Herzlich freu’ ich mich auf deine künftige Freude an meinen drei
durchaus unähnlichen, aber unverdorben aufknospenden
Kindern;
und es wäre mir schwer, deine Auswahl zu weissagen. Ach
wärest
du nur da! — Und doch kann ich nichts wünschen,
als was dein
künftiges Glück ausbauet. Laß ja in diesen entwaffnenden Zeiten
Griff
und Heft nicht fahren, sobald du einmal die Faust darin hast
wie jetzt! Auf Große verlass’ ich mich keine Minute länger
als meine
Gegenwart dauert; eine schwache Allmacht, da man
so oft zur
Thüre hinaus und fort muß, und wär’s nur, um das
zu pissen, was
man drinnen getrunken.
Ein Koffer voll Briefe an mich wartet auf dich; auch von deinen
hieher hab’ ich gehört, sie selber aber nicht; die
schlechtesten Christen
wissen jetzt mehr aus den Briefen der Apostel als ich und
Emanuel
aus deinen.

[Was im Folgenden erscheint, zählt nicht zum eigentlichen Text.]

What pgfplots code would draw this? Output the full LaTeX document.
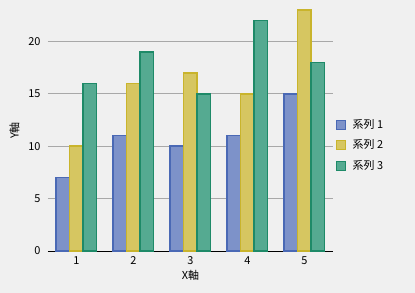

Und doch ist Amöne
vielleicht weiter und kecker zu
Werk gegangen als du gewünscht; hundert Menschen, nicht
blos
hier, schon unterwegs durften jedes Wort von dir
lesen, das du auf
den — Umschlag geschrieben. Auch
außen solltest du dir gleich bleiben
und nicht für alle
Welt schreiben.
Nachschrift
Was half Groß-Quart? Ich habe doch nicht Platz genug für
meine Worte; — den hat blos der Bogengang in der
Eremitage.
Ich beneide dich um dein durchgearbeitetes Stück Leben
(nur den
Flucht-Anfang ausgenommen); wie ideen- und
kräfte-arm sind
dagegen 10 Stuben-Jahre! In deinem
Schicksale ist etwas — fast
wie in meinem —; nämlich ein
wachsendes Erhöhen und Vertiefen;
aber jede Tiefe
ist kleiner als die vorige, und folglich steigt die Er
höhung. Dieser Krieg sollte dir viel Vertrauen auf einen
freundlichen
Genius deines Lebens geben. —
Erkundige dich doch recht nach Hamann und schreibe von
ihm.
Du könntest gerade zu zu seinem natürlichen Sohne gehen
und ihn
von mir grüßen und fragen, wenn einmal
diese[s] grüne Gewölbe
des Geistes dem Publikum aufgethan wird; ich meine die
Sammlung
seiner opera.
Ich will mich auf nichts mehr besinnen; damit ich aufhöre. —
Liesest du das Morgenblatt?
Meine Frau grüßt dich herzlich — und ich auch; und wünsche
dir Freude als Balsam und als Nahrung.